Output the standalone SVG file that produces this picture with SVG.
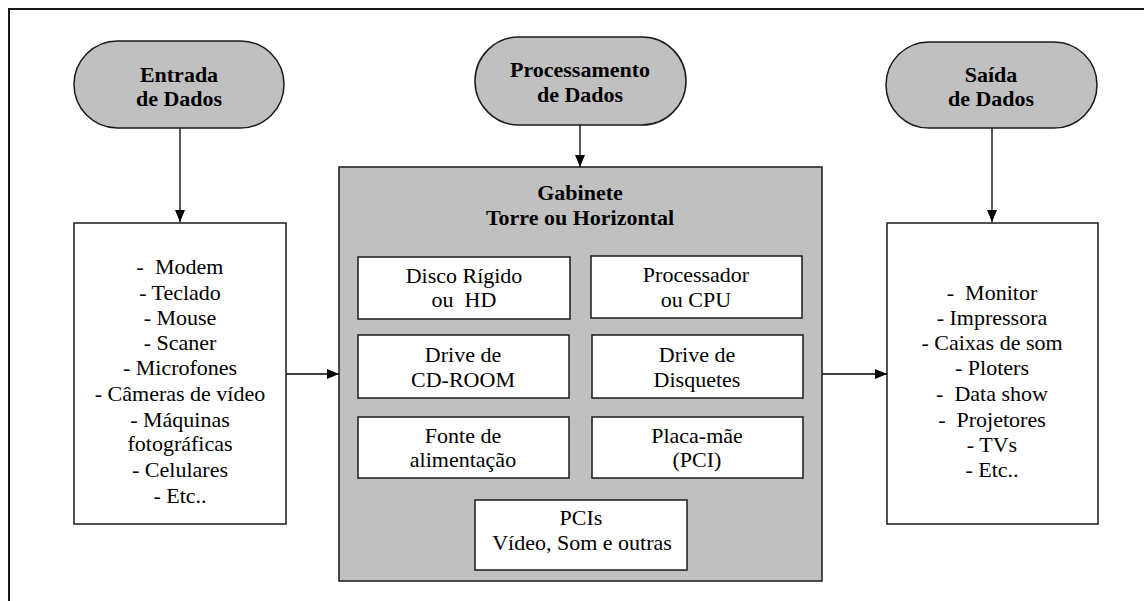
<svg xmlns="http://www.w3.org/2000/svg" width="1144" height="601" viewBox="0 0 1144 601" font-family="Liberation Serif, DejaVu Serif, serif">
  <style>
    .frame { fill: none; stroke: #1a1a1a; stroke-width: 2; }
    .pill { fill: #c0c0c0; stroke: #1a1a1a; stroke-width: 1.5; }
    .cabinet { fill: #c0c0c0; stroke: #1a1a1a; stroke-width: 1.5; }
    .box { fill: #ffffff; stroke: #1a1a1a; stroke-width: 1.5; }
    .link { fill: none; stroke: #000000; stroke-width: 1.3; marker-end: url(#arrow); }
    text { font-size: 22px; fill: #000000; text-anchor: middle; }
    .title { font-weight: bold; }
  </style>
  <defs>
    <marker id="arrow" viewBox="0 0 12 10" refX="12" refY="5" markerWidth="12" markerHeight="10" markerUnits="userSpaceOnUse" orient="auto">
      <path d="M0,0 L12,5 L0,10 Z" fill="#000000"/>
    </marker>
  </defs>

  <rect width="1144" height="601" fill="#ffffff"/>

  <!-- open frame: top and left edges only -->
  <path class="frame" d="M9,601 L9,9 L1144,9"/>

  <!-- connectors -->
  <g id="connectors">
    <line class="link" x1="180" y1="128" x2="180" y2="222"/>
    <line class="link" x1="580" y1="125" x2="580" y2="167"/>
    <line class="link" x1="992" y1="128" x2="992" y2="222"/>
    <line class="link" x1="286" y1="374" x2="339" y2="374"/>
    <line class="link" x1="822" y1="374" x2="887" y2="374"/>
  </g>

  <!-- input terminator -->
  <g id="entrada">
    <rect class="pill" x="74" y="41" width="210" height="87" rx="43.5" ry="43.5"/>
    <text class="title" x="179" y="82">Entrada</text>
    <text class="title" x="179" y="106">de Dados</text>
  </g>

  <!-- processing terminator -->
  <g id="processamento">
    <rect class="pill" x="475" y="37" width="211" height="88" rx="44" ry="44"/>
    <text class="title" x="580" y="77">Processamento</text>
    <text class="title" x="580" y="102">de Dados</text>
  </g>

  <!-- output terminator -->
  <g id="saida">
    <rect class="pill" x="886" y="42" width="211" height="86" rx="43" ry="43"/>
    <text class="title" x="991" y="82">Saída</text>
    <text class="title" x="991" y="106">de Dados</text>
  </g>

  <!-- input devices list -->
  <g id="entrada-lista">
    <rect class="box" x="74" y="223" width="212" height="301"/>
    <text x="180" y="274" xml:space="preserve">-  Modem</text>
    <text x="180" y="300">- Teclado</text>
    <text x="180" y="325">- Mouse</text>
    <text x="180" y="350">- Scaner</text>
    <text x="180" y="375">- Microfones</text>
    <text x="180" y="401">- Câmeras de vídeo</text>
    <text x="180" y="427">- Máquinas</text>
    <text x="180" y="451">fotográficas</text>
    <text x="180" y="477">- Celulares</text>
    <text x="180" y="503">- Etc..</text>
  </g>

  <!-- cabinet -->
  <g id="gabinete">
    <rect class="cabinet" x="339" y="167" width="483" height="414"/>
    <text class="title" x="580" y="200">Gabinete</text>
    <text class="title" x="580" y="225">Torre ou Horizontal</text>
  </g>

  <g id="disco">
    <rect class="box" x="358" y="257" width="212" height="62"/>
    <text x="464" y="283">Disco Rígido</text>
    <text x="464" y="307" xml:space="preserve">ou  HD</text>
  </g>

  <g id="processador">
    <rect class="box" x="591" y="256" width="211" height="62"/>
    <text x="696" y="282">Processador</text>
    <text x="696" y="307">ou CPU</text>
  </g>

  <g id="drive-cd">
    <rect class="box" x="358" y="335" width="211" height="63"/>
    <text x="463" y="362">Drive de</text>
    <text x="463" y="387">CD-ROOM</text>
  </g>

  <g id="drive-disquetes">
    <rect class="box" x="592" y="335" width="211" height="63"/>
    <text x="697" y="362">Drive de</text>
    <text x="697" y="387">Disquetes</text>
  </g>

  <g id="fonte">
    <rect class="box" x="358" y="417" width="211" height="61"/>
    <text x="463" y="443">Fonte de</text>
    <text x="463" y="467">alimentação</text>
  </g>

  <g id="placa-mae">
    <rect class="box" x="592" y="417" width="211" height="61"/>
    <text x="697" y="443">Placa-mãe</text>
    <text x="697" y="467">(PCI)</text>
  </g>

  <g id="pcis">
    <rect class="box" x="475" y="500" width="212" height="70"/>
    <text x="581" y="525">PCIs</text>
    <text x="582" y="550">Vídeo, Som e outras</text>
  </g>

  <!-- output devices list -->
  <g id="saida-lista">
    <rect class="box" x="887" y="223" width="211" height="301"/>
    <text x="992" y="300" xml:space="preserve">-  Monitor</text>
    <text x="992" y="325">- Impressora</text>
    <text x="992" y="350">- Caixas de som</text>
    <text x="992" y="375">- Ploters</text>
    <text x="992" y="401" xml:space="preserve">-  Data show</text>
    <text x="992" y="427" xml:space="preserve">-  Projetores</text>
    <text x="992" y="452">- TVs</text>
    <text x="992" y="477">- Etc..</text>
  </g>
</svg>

§ **Requirement**:
Extract the full listing exactly, with the pictures left out.

§ **Completed exercise**:
Output the standalone SVG file that produces this picture with SVG.
<svg xmlns="http://www.w3.org/2000/svg" width="1144" height="601" viewBox="0 0 1144 601" font-family="Liberation Serif, DejaVu Serif, serif">
  <style>
    .frame { fill: none; stroke: #1a1a1a; stroke-width: 2; }
    .pill { fill: #c0c0c0; stroke: #1a1a1a; stroke-width: 1.5; }
    .cabinet { fill: #c0c0c0; stroke: #1a1a1a; stroke-width: 1.5; }
    .box { fill: #ffffff; stroke: #1a1a1a; stroke-width: 1.5; }
    .link { fill: none; stroke: #000000; stroke-width: 1.3; marker-end: url(#arrow); }
    text { font-size: 22px; fill: #000000; text-anchor: middle; }
    .title { font-weight: bold; }
  </style>
  <defs>
    <marker id="arrow" viewBox="0 0 12 10" refX="12" refY="5" markerWidth="12" markerHeight="10" markerUnits="userSpaceOnUse" orient="auto">
      <path d="M0,0 L12,5 L0,10 Z" fill="#000000"/>
    </marker>
  </defs>

  <rect width="1144" height="601" fill="#ffffff"/>

  <!-- open frame: top and left edges only -->
  <path class="frame" d="M9,601 L9,9 L1144,9"/>

  <!-- connectors -->
  <g id="connectors">
    <line class="link" x1="180" y1="128" x2="180" y2="222"/>
    <line class="link" x1="580" y1="125" x2="580" y2="167"/>
    <line class="link" x1="992" y1="128" x2="992" y2="222"/>
    <line class="link" x1="286" y1="374" x2="339" y2="374"/>
    <line class="link" x1="822" y1="374" x2="887" y2="374"/>
  </g>

  <!-- input terminator -->
  <g id="entrada">
    <rect class="pill" x="74" y="41" width="210" height="87" rx="43.5" ry="43.5"/>
    <text class="title" x="179" y="82">Entrada</text>
    <text class="title" x="179" y="106">de Dados</text>
  </g>

  <!-- processing terminator -->
  <g id="processamento">
    <rect class="pill" x="475" y="37" width="211" height="88" rx="44" ry="44"/>
    <text class="title" x="580" y="77">Processamento</text>
    <text class="title" x="580" y="102">de Dados</text>
  </g>

  <!-- output terminator -->
  <g id="saida">
    <rect class="pill" x="886" y="42" width="211" height="86" rx="43" ry="43"/>
    <text class="title" x="991" y="82">Saída</text>
    <text class="title" x="991" y="106">de Dados</text>
  </g>

  <!-- input devices list -->
  <g id="entrada-lista">
    <rect class="box" x="74" y="223" width="212" height="301"/>
    <text x="180" y="274" xml:space="preserve">-  Modem</text>
    <text x="180" y="300">- Teclado</text>
    <text x="180" y="325">- Mouse</text>
    <text x="180" y="350">- Scaner</text>
    <text x="180" y="375">- Microfones</text>
    <text x="180" y="401">- Câmeras de vídeo</text>
    <text x="180" y="427">- Máquinas</text>
    <text x="180" y="451">fotográficas</text>
    <text x="180" y="477">- Celulares</text>
    <text x="180" y="503">- Etc..</text>
  </g>

  <!-- cabinet -->
  <g id="gabinete">
    <rect class="cabinet" x="339" y="167" width="483" height="414"/>
    <text class="title" x="580" y="200">Gabinete</text>
    <text class="title" x="580" y="225">Torre ou Horizontal</text>
  </g>

  <g id="disco">
    <rect class="box" x="358" y="257" width="212" height="62"/>
    <text x="464" y="283">Disco Rígido</text>
    <text x="464" y="307" xml:space="preserve">ou  HD</text>
  </g>

  <g id="processador">
    <rect class="box" x="591" y="256" width="211" height="62"/>
    <text x="696" y="282">Processador</text>
    <text x="696" y="307">ou CPU</text>
  </g>

  <g id="drive-cd">
    <rect class="box" x="358" y="335" width="211" height="63"/>
    <text x="463" y="362">Drive de</text>
    <text x="463" y="387">CD-ROOM</text>
  </g>

  <g id="drive-disquetes">
    <rect class="box" x="592" y="335" width="211" height="63"/>
    <text x="697" y="362">Drive de</text>
    <text x="697" y="387">Disquetes</text>
  </g>

  <g id="fonte">
    <rect class="box" x="358" y="417" width="211" height="61"/>
    <text x="463" y="443">Fonte de</text>
    <text x="463" y="467">alimentação</text>
  </g>

  <g id="placa-mae">
    <rect class="box" x="592" y="417" width="211" height="61"/>
    <text x="697" y="443">Placa-mãe</text>
    <text x="697" y="467">(PCI)</text>
  </g>

  <g id="pcis">
    <rect class="box" x="475" y="500" width="212" height="70"/>
    <text x="581" y="525">PCIs</text>
    <text x="582" y="550">Vídeo, Som e outras</text>
  </g>

  <!-- output devices list -->
  <g id="saida-lista">
    <rect class="box" x="887" y="223" width="211" height="301"/>
    <text x="992" y="300" xml:space="preserve">-  Monitor</text>
    <text x="992" y="325">- Impressora</text>
    <text x="992" y="350">- Caixas de som</text>
    <text x="992" y="375">- Ploters</text>
    <text x="992" y="401" xml:space="preserve">-  Data show</text>
    <text x="992" y="427" xml:space="preserve">-  Projetores</text>
    <text x="992" y="452">- TVs</text>
    <text x="992" y="477">- Etc..</text>
  </g>
</svg>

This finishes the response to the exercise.